Five Things We Learned From This Round Of Gold Cup Action

1. Footballers, steer away from poultry- The headline story of this week's Gold Cup action was most certainly five Mexican footballers, suspended after testing positive for banned substances. Ochoa, Rodriguez, Bermudez, Naelson and Duenas were the five guilty players, having consumed the performance enhancing drug clenbuterol. The Mexican National Team have attempted to clear the players of suspicion, claiming that the ingestion of the drug was accidental, that it had entered the players' bodies due to its presence in some contaminated chicken.

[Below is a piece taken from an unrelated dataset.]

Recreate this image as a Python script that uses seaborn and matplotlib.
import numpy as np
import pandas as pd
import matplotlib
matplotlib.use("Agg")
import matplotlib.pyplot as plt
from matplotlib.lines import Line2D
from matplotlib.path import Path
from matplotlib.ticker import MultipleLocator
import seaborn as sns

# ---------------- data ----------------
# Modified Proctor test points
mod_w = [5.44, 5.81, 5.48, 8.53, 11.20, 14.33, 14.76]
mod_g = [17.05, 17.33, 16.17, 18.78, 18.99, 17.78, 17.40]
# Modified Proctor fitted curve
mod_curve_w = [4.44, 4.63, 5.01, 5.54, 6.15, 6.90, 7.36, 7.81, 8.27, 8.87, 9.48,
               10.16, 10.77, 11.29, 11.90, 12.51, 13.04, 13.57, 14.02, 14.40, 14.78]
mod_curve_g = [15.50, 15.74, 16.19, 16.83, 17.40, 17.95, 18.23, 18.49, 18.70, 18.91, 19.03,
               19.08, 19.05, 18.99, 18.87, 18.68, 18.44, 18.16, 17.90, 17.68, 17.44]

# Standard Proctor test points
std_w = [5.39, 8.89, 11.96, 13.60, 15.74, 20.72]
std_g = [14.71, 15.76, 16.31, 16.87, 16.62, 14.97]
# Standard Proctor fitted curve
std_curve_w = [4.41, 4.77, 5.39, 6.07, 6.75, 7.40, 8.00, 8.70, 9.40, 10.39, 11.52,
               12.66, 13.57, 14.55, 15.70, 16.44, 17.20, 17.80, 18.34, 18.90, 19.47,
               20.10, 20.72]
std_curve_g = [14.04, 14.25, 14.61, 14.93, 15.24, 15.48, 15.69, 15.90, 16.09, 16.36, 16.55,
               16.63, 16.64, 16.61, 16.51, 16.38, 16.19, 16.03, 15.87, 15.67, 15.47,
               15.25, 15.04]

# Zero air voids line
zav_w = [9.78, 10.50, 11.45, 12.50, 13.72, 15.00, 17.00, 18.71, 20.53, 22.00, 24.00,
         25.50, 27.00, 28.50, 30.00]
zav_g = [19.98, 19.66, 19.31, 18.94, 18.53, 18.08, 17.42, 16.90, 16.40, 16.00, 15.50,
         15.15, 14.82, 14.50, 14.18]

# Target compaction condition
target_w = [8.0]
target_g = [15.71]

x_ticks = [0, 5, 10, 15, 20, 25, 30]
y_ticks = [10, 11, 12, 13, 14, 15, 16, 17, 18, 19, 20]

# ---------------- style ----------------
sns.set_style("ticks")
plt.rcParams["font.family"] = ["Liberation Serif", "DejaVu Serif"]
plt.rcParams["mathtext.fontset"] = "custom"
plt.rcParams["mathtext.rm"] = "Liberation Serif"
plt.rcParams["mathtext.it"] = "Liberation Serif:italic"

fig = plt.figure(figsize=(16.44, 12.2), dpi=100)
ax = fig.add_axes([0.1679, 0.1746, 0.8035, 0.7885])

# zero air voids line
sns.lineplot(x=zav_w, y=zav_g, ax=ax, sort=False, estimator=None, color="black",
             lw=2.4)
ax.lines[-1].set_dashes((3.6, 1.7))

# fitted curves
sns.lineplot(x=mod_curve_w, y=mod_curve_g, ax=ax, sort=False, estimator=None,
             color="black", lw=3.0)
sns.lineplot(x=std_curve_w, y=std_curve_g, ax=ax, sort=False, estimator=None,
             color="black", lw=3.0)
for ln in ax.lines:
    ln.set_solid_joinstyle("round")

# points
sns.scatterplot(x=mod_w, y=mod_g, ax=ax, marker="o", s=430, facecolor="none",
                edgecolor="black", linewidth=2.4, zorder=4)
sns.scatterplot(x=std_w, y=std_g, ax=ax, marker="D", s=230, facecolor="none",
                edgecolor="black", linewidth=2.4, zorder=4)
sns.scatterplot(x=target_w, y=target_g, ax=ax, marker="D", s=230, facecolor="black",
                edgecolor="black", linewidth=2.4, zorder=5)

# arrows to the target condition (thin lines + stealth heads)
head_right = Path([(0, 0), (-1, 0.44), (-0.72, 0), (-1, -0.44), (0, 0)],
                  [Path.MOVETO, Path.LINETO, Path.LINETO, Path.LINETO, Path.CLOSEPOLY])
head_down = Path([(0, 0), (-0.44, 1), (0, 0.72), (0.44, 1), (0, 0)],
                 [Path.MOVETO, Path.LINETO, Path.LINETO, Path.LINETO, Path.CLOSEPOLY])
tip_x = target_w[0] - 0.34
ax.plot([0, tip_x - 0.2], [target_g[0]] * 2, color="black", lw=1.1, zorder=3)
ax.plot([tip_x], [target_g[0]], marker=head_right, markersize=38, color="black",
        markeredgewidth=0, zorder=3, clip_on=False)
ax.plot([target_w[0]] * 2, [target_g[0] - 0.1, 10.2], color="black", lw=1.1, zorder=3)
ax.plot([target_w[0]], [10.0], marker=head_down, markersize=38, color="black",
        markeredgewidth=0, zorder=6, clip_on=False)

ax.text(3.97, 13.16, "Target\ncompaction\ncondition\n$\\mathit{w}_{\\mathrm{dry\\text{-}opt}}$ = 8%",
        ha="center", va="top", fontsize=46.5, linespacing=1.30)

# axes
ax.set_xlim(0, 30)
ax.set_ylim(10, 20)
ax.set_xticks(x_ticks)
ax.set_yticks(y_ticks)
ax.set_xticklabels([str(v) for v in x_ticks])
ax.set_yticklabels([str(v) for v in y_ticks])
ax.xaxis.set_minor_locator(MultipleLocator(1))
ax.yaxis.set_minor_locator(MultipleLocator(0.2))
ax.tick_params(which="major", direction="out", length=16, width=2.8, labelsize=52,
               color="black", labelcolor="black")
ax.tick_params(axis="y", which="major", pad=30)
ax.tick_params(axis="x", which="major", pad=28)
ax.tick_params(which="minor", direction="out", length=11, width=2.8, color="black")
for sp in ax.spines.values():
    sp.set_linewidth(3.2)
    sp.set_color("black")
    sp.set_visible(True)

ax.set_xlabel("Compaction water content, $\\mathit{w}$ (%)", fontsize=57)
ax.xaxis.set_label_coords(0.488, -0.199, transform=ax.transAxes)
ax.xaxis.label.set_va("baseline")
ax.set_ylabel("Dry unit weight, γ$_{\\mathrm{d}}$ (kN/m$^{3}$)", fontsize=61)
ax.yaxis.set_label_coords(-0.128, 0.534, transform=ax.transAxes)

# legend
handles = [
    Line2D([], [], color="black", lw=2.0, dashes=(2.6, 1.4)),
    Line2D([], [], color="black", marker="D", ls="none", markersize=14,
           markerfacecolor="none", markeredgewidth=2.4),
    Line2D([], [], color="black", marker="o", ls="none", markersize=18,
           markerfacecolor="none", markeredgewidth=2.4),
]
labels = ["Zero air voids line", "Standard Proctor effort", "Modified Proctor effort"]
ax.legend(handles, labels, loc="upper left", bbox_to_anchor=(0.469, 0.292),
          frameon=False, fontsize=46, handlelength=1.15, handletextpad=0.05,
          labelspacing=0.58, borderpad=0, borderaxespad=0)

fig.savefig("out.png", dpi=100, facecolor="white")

Whether you buy that story or not, Mexico are now seriously shorthanded, and if some of their key players get injured or suspended they could be in real trouble.

2. Maybe The US haven't found their central defensive partnership- I must admit, I was wrong. After singing the praises of the Goodson-Ream defensive axis, I was given an awful shock last night, when the duo were caught out by the mighty, footballing powerhouse which is Panama. Ream in particular was terrible, giving away a sloppy penalty, and struggling to deal with the physicality of Panamanian forward Luis Tejada. Goodson wasn't much better, he lacked composure in defense and also was unable to keep out a hardly menacing Panamanian attack. The duo will have to perform much better against Guadeloupe, or risk being dropped by US coach Bob Bradley.

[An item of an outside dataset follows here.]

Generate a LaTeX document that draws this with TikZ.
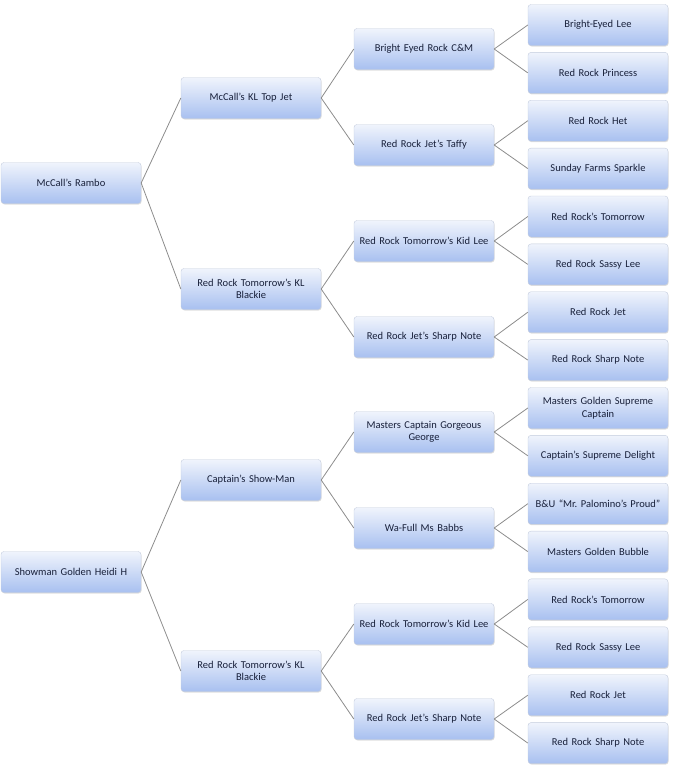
\documentclass[tikz,border=0pt]{standalone}
\usepackage{fontspec}
\setmainfont{Carlito}
\usetikzlibrary{shadows}
\definecolor{boxtop}{HTML}{F0F4FC}
\definecolor{boxbot}{HTML}{A8C0F0}
\definecolor{boxline}{HTML}{C3CCDD}
\definecolor{linkgray}{HTML}{8C8C8C}
\definecolor{namecol}{HTML}{18203A}
\begin{document}
\begin{tikzpicture}[
 x=1pt,y=-1pt,
 horse/.style={rectangle,rounded corners=3pt,draw=boxline,top color=boxtop,bottom color=boxbot,
  minimum width=140pt,minimum height=41pt,text width=136pt,align=center,inner sep=2pt,
  text=namecol,font=\fontsize{10.5}{12.5}\selectfont,
  drop shadow={opacity=0.25,shadow xshift=0.6pt,shadow yshift=-1pt}},
 link/.style={draw=linkgray,line width=0.8pt}
]
 \useasboundingbox (0,0) rectangle (681,777);
 % sires and dams, first line
 \node[horse] (r) at (71,183) {McCall’s Rambo};
 \node[horse] (s) at (251,98) {McCall’s KL Top Jet};
 \node[horse] (d) at (251,289) {Red Rock Tomorrow’s KL\\Blackie};
 \node[horse] (ss) at (424,49) {Bright Eyed Rock C\&M};
 \node[horse] (sd) at (424,145) {Red Rock Jet’s Taffy};
 \node[horse] (ds) at (424,241) {Red Rock Tomorrow’s Kid Lee};
 \node[horse] (dd) at (424,337) {Red Rock Jet’s Sharp Note};
 \node[horse] (sss) at (598,25) {Bright-Eyed Lee};
 \node[horse] (ssd) at (598,72.9) {Red Rock Princess};
 \node[horse] (sds) at (598,120.7) {Red Rock Het};
 \node[horse] (sdd) at (598,168.6) {Sunday Farms Sparkle};
 \node[horse] (dss) at (598,216.5) {Red Rock’s Tomorrow};
 \node[horse] (dsd) at (598,264.4) {Red Rock Sassy Lee};
 \node[horse] (dds) at (598,312.2) {Red Rock Jet};
 \node[horse] (ddd) at (598,360.1) {Red Rock Sharp Note};
 % second line
 \node[horse] (h) at (71,572) {Showman Golden Heidi H};
 \node[horse] (hs) at (251,480) {Captain’s Show-Man};
 \node[horse] (hd) at (251,671) {Red Rock Tomorrow’s KL\\Blackie};
 \node[horse] (hss) at (424,432) {Masters Captain Gorgeous\\George};
 \node[horse] (hsd) at (424,528) {Wa-Full Ms Babbs};
 \node[horse] (hds) at (424,624) {Red Rock Tomorrow’s Kid Lee};
 \node[horse] (hdd) at (424,719) {Red Rock Jet’s Sharp Note};
 \node[horse] (hsss) at (598,408) {Masters Golden Supreme\\Captain};
 \node[horse] (hssd) at (598,455.8) {Captain’s Supreme Delight};
 \node[horse] (hsds) at (598,503.7) {B\&U “Mr.\ Palomino’s Proud”};
 \node[horse] (hsdd) at (598,551.6) {Masters Golden Bubble};
 \node[horse] (hdss) at (598,599.4) {Red Rock’s Tomorrow};
 \node[horse] (hdsd) at (598,647.3) {Red Rock Sassy Lee};
 \node[horse] (hdds) at (598,695.2) {Red Rock Jet};
 \node[horse] (hddd) at (598,743.1) {Red Rock Sharp Note};
 % links
 \draw[link] (r.east)--(s.west);
 \draw[link] (r.east)--(d.west);
 \draw[link] (s.east)--(ss.west);
 \draw[link] (s.east)--(sd.west);
 \draw[link] (d.east)--(ds.west);
 \draw[link] (d.east)--(dd.west);
 \draw[link] (ss.east)--(sss.west);
 \draw[link] (ss.east)--(ssd.west);
 \draw[link] (sd.east)--(sds.west);
 \draw[link] (sd.east)--(sdd.west);
 \draw[link] (ds.east)--(dss.west);
 \draw[link] (ds.east)--(dsd.west);
 \draw[link] (dd.east)--(dds.west);
 \draw[link] (dd.east)--(ddd.west);
 \draw[link] (h.east)--(hs.west);
 \draw[link] (h.east)--(hd.west);
 \draw[link] (hs.east)--(hss.west);
 \draw[link] (hs.east)--(hsd.west);
 \draw[link] (hd.east)--(hds.west);
 \draw[link] (hd.east)--(hdd.west);
 \draw[link] (hss.east)--(hsss.west);
 \draw[link] (hss.east)--(hssd.west);
 \draw[link] (hsd.east)--(hsds.west);
 \draw[link] (hsd.east)--(hsdd.west);
 \draw[link] (hds.east)--(hdss.west);
 \draw[link] (hds.east)--(hdsd.west);
 \draw[link] (hdd.east)--(hdds.west);
 \draw[link] (hdd.east)--(hddd.west);
\end{tikzpicture}
\end{document}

3. Jamaica deserve to be considered potential winners- While all the attention has been given to the United States' collapse against Panama and the Mexican drug scandal, Jamaica have quietly yet effectively maneuvered themselves into the Quarter Finals. Two goals from Demar Phillips put Jamaica into the next round, the Reggae Boyz have now scored six without reply in this year's Concacaf Gold Cup. With speedy New York Red Bulls winger Dane Richards creating, and Phillips scoring Jamaica have the potential to surprise a few people in this competition. The US have proved that they should no longer be considered odds on candidates for a place in the final, and if Jamaica keep winning then they could usurp the United States' "second favorite" dubbing.

4. Juan Agudelo shouldn't be playing- From the beginning of his reign, Bob Bradley made it clear that he would only select players who were playing for their club teams, not sitting on the bench at big European clubs. Well, the American coach has broken his own rule, Juan Agudelo has shone occasionally when given a chance with the Red Bulls, but at this point in time he is very much New York's third string striker. Given the continued ineffectiveness of Jozy Altidore and Chris Wondolowski's remarkable point blank miss, Juan Agudelo will retain his starting place for the United States' crucial match with Guadeloupe, though his performances certainly don't warrant it. Against Panama, Agudelo did nothing to assist the States' attacking cause, he looked confused on the ball, out of his depth even against such mediocre opposition. Bob Bradley must be starting to regret not bringing Gomez or Bunbury.

5. Gio Dos Santos is back- After hastily making positive conclusions about Jozy Altidore, Clarence Goodson and Tim Ream, I have not learned my lesson, I'm about to do it all over again with Gio Dos Santos. A one time Barcelona prodigy, Dos Santos' career has stalled in recent years, but he still retains bags of talents, something he proved on Thursday night against Cuba. Scoring two goals, Dos Santos forced Chicharito Hernandez to share the spotlight for once, and no doubt bursting with confidence, the Mexican is now ready to push on for the rest of the tournament.